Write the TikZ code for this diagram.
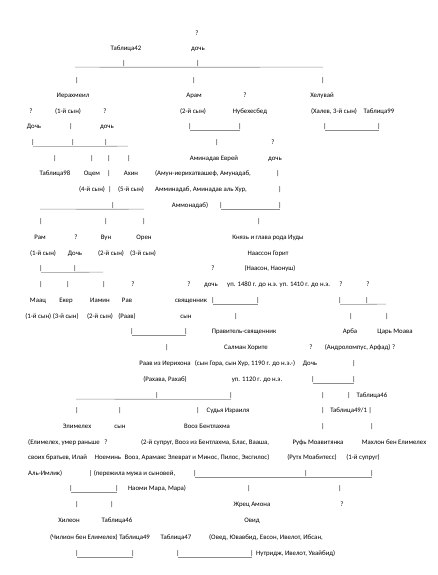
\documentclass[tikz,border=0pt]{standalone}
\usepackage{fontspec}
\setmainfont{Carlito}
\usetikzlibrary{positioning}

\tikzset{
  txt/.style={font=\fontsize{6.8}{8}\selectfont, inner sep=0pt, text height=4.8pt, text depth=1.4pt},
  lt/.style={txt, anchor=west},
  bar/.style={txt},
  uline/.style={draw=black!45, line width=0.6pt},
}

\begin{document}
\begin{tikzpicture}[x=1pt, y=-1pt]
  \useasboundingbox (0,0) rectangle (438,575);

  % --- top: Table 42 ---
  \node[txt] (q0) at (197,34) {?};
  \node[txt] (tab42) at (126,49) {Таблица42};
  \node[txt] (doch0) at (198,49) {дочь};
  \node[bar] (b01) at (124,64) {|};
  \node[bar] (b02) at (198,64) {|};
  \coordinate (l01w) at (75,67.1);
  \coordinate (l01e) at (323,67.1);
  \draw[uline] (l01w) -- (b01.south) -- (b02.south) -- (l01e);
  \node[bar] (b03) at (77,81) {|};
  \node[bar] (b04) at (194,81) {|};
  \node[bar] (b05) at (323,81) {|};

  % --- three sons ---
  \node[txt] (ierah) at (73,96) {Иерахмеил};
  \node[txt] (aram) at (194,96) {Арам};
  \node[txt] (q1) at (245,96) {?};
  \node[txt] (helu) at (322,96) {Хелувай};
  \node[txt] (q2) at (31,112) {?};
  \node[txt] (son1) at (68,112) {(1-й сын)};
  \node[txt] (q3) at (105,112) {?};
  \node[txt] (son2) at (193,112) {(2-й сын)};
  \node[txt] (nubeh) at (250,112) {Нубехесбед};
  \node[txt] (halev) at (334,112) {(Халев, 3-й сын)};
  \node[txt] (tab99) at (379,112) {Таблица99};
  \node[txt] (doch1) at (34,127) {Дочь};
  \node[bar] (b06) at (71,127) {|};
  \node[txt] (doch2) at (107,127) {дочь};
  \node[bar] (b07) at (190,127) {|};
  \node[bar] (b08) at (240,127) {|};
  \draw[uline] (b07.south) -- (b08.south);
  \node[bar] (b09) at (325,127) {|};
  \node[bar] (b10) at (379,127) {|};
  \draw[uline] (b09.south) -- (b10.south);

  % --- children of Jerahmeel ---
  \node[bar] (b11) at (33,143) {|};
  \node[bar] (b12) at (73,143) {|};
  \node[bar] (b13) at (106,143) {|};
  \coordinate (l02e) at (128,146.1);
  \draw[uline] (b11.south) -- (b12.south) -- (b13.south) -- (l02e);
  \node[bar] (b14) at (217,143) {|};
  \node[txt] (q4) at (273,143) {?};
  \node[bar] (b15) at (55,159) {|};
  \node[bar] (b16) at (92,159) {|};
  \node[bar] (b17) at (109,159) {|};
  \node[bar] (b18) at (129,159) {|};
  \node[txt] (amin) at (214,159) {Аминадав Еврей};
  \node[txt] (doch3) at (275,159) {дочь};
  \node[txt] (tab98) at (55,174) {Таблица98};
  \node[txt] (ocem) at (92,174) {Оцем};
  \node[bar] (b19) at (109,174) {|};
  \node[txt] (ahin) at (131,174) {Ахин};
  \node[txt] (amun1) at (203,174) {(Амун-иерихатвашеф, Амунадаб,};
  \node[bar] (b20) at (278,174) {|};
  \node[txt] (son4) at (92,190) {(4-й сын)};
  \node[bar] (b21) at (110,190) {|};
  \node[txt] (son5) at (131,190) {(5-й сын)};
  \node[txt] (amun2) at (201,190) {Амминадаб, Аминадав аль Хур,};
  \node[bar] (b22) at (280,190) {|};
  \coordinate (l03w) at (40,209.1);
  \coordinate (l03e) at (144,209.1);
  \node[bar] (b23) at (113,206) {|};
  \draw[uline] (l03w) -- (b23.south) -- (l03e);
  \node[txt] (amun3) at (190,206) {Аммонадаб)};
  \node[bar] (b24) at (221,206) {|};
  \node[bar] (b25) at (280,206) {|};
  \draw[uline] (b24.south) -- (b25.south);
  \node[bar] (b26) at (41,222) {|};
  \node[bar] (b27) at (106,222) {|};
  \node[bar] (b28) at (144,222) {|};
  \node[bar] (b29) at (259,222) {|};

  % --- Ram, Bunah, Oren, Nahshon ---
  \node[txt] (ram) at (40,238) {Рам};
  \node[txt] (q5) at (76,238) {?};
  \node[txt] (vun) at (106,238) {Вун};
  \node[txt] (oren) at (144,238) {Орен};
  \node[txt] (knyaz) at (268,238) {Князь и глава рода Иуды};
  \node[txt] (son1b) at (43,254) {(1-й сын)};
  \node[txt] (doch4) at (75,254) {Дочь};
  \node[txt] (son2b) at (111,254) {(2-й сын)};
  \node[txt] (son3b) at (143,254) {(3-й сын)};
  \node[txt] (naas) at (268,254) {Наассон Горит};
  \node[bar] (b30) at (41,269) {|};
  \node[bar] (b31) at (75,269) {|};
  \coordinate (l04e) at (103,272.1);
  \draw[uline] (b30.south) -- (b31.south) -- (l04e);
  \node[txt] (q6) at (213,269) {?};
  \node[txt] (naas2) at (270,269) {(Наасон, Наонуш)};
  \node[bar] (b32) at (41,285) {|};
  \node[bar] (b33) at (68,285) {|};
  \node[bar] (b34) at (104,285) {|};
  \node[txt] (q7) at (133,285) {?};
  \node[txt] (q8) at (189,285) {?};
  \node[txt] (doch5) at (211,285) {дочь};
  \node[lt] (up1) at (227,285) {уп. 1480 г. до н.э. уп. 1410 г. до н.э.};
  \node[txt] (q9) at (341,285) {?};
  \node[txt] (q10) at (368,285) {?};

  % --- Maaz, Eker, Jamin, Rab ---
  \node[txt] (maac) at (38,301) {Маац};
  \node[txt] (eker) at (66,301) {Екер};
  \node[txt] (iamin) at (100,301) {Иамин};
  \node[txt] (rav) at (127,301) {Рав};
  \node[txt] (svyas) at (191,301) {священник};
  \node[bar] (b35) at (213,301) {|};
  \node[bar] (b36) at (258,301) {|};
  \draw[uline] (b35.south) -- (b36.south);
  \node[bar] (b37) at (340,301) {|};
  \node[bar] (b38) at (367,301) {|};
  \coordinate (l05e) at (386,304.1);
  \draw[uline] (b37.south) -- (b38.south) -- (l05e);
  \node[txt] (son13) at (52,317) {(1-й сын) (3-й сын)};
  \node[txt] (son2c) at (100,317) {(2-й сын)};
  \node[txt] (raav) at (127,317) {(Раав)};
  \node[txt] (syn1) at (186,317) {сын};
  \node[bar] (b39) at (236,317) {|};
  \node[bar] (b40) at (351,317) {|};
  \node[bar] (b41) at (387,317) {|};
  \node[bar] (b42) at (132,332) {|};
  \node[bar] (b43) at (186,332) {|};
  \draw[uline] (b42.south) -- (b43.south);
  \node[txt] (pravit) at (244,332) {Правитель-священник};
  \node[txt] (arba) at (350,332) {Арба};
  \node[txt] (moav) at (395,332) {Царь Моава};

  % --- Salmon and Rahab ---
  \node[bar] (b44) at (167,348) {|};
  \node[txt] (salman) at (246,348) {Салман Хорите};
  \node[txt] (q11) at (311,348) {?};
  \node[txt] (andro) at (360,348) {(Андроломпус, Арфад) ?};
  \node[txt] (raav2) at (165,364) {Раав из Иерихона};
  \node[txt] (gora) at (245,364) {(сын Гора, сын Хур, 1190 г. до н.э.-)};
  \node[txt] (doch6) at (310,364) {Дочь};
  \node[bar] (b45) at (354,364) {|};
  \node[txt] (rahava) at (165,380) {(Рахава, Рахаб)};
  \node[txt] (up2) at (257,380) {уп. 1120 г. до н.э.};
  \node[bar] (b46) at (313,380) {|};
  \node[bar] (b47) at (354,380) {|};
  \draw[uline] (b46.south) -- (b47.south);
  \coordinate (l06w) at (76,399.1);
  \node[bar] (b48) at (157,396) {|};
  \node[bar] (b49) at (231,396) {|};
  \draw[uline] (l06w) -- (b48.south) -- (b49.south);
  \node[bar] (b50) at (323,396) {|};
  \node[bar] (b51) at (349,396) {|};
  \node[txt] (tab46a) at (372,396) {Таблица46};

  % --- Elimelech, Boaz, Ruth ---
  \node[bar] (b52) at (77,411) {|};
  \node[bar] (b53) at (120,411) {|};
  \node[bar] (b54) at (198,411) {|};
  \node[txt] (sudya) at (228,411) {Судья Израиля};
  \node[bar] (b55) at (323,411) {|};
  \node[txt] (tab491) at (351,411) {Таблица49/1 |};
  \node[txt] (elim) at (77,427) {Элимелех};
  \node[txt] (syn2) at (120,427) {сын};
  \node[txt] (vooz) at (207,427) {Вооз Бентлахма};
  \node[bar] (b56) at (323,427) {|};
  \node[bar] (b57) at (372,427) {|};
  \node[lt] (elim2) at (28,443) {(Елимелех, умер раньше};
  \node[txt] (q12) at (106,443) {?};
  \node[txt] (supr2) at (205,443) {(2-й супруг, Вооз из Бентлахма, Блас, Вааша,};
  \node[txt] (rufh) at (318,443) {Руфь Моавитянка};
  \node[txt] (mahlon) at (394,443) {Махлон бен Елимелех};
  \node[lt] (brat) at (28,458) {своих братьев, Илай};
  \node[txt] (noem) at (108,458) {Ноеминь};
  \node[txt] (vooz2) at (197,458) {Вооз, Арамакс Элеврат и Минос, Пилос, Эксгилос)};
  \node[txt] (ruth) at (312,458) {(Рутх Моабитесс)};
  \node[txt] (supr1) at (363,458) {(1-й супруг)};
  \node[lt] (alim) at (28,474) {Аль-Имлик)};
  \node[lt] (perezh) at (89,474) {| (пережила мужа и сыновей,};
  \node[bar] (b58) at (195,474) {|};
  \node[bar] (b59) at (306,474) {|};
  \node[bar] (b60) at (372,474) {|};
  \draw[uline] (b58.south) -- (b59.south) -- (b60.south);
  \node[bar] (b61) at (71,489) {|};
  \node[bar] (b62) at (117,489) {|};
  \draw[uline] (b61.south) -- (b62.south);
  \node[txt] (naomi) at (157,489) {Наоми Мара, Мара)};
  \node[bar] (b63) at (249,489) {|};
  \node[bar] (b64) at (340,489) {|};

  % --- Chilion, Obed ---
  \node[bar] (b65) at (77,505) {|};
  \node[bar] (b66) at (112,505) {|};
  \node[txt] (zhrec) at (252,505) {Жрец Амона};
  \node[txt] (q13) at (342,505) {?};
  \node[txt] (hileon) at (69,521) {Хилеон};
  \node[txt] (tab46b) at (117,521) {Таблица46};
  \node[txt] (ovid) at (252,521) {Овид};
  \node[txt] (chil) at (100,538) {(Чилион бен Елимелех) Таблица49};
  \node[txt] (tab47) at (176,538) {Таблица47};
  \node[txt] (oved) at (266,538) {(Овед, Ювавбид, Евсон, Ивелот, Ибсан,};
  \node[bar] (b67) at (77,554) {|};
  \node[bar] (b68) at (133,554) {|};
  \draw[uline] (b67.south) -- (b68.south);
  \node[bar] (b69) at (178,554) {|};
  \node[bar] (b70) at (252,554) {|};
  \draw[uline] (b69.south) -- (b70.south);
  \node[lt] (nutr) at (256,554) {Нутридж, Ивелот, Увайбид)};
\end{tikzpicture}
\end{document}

#####

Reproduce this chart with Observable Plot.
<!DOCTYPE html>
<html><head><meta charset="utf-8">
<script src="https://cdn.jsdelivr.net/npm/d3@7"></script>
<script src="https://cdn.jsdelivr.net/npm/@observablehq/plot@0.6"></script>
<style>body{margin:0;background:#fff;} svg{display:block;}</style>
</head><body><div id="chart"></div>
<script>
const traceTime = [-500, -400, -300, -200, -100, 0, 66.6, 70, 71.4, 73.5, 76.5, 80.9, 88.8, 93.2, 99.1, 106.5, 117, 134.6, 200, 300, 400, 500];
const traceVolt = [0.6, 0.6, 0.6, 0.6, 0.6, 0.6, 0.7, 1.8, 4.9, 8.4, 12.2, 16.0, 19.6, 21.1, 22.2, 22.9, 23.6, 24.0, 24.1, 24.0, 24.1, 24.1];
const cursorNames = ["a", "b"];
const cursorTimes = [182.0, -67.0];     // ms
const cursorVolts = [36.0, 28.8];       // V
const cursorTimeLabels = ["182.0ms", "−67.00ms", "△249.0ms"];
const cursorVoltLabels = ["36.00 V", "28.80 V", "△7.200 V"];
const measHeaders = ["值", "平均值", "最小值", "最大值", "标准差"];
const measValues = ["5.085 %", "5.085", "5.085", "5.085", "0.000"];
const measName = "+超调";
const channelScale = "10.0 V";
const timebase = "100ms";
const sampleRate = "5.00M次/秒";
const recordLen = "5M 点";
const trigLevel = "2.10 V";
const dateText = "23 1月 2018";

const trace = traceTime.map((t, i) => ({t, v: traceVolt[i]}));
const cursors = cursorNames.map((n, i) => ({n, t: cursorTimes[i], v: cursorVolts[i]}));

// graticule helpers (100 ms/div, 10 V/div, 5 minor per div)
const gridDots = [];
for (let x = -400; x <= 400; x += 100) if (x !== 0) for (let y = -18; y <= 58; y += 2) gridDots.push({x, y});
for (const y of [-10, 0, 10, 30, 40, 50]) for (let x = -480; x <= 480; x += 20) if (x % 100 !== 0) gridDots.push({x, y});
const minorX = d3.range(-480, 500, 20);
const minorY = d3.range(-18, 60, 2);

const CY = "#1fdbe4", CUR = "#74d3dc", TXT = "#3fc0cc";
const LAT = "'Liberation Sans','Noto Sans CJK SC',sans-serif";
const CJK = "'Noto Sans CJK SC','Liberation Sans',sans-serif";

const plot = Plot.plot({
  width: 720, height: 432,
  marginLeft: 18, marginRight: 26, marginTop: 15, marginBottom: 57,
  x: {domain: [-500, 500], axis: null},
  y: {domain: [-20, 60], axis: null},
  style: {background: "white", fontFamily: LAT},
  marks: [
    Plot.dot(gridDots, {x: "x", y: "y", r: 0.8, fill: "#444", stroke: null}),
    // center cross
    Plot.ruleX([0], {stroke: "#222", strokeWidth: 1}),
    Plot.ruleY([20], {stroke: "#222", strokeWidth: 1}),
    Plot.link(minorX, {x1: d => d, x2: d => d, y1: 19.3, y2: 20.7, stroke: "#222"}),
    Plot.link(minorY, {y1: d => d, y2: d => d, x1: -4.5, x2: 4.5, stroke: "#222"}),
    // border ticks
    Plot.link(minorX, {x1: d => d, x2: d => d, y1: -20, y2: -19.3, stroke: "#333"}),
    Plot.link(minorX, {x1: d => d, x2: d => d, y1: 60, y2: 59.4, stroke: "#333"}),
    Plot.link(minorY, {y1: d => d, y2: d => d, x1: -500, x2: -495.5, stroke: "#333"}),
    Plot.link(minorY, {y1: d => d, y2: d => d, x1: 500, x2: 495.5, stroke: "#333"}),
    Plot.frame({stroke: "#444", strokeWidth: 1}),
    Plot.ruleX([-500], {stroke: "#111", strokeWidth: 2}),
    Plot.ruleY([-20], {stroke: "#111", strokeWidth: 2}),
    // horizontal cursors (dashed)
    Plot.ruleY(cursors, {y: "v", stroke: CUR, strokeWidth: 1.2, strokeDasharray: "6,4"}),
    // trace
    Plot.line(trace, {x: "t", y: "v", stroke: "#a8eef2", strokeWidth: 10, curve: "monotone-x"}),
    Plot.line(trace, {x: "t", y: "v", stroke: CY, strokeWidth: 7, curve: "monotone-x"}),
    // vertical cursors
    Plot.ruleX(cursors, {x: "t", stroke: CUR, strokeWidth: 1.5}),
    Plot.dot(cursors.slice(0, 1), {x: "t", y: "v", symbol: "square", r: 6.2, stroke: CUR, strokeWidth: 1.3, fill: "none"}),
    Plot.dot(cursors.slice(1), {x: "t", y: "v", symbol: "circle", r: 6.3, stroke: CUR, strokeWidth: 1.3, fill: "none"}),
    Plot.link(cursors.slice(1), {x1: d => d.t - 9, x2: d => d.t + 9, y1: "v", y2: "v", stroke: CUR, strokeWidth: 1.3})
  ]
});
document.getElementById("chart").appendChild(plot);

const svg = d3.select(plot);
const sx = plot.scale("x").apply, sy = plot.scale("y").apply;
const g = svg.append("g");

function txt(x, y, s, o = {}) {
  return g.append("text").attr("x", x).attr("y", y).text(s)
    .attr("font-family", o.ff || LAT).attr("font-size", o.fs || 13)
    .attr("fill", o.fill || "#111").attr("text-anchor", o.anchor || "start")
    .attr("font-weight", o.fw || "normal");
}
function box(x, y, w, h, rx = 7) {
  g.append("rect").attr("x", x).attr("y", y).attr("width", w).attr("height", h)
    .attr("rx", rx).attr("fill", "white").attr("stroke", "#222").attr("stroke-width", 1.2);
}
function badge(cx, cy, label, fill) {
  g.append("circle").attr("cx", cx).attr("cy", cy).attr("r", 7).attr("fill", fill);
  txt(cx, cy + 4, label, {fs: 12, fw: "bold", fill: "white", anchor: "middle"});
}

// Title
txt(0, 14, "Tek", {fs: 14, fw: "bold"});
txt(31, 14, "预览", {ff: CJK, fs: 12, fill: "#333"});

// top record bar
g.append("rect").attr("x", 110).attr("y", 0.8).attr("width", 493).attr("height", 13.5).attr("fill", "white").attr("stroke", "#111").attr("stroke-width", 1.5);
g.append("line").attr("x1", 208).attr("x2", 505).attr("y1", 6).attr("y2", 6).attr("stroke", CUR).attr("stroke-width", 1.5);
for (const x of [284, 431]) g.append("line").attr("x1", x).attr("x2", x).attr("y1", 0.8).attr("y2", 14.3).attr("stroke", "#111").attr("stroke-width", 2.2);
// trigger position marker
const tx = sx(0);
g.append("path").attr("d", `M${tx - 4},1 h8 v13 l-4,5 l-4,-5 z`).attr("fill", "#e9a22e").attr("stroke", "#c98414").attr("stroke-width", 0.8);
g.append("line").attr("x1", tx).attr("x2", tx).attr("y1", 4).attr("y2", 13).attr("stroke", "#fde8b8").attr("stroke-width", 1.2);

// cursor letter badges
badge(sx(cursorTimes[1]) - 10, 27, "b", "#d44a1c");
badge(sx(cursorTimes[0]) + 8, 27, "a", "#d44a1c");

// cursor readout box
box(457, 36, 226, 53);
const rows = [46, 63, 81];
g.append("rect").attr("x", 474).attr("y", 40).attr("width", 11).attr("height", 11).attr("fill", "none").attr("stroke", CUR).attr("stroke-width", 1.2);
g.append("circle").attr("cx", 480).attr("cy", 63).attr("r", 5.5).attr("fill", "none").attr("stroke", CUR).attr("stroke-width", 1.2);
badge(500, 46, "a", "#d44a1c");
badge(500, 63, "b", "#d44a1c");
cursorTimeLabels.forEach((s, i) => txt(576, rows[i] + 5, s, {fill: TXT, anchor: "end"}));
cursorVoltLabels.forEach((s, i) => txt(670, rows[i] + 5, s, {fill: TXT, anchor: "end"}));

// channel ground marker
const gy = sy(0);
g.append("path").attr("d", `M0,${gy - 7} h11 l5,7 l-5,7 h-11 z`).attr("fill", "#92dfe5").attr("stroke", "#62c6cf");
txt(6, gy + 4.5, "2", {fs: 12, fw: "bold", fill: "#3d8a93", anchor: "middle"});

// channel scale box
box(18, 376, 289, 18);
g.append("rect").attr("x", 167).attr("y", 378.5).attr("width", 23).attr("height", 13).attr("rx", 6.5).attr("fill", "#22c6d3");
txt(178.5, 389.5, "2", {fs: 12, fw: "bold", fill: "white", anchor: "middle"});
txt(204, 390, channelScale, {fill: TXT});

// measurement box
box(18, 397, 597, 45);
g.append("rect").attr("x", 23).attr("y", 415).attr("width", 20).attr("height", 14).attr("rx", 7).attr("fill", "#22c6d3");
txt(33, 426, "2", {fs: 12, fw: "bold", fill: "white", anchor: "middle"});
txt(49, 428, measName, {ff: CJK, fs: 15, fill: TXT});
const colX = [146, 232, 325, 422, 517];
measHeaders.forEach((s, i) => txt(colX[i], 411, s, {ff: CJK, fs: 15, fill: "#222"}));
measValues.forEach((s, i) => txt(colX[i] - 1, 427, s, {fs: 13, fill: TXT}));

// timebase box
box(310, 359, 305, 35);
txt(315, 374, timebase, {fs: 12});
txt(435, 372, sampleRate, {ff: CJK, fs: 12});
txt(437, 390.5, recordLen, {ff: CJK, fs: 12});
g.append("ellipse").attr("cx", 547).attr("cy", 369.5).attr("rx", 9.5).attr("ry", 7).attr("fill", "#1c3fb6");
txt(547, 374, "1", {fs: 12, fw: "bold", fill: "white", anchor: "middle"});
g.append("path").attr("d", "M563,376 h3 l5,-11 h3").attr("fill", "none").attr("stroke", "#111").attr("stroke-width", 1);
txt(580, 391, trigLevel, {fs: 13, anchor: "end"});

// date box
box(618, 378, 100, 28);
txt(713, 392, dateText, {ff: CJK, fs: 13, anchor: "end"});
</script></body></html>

#####

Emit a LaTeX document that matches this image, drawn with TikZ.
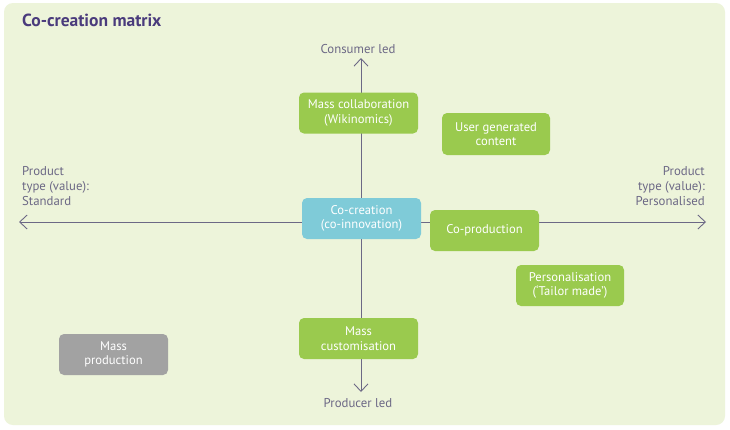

#####

→ **To be done**
Find the lines above that contain the word "with" and collect them.

→ **Solution to this task**
Reproduce this chart with Observable Plot.
Emit a LaTeX document that matches this image, drawn with TikZ.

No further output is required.